Fedex delivers on its pledge to lower its costs

LOGISTICS giant FedEx posted a better-than-expected quarterly profit on cost cuts yesterday and said it would raise rates next year for express shipping, a business that has suffered as customers shift to slower but cheaper delivery options.

The company, considered an economic bellwether because of the massive volume of goods it moves around the world, earned $489m (£306m) for its three months to the end of August.

FedEx also backed its profit view for the year, sending its shares up three per cent in premarket trading.

The group said on a conference call that the company was seeing “signs of improvement” in China and Europe.

“The FedEx economic forecast calls for continued moderate growth both in the global and domestic economy,” Mike Glenn, executive vice president of market development, said on the call yesterday.

FedEx said express shipping rates would increase an average 3.9 per cent for US domestic and international services, effective from 6 January.

Rate increases for its ground courier facilities will be announced later this year, the company said.

Deutsche Post, the owner of DHL, quickly followed with its own planned express shipping price increases for 2014. A DHL spokesman declined to give details.

Analysts said FedEx’s plan for raising prices indicates the market is stabilising after customers moved away from overnight delivery.
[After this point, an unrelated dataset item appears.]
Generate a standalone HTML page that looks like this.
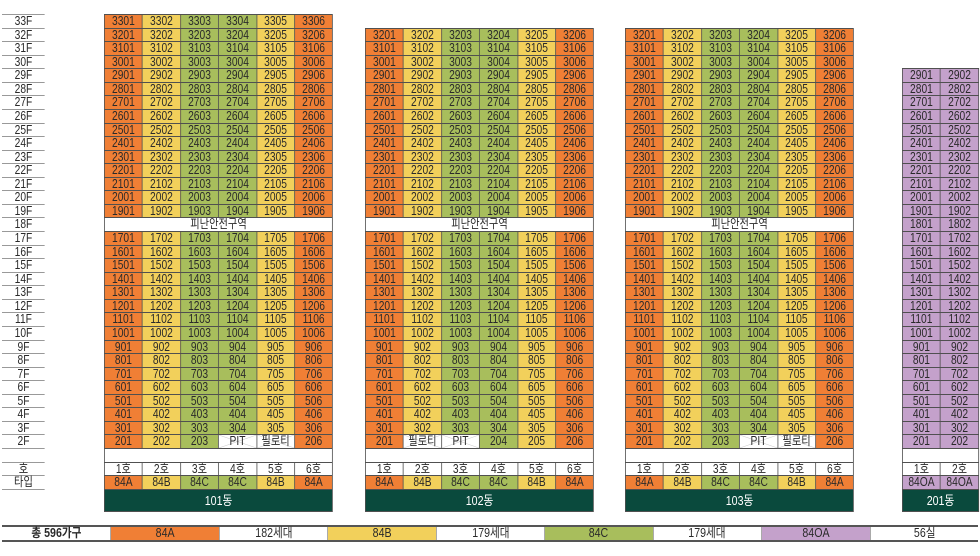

The cutback in less profitable routes should help the overnight business remain profitable even at lower volumes, they said.

“We’ve seen most of the shift [from express to cheaper options] happen at this point,” said Logan Purk, an industrials analyst for Edward Jones.

FedEx has also retired older, less efficient planes. The company said modernisation of its fleet reduced maintenance costs in the first quarter. Group revenues were up two per cent at $11.02bn, just ahead of forecasts. Revenue at its express unit fell, but operating margins rose to 3.6 per cent from 3.1 per cent the previous year.

Revenue at its lower-margin ground segment rose 11 per cent, but operating margins were at 17.1 per cent, down from 18.1 per cent last year.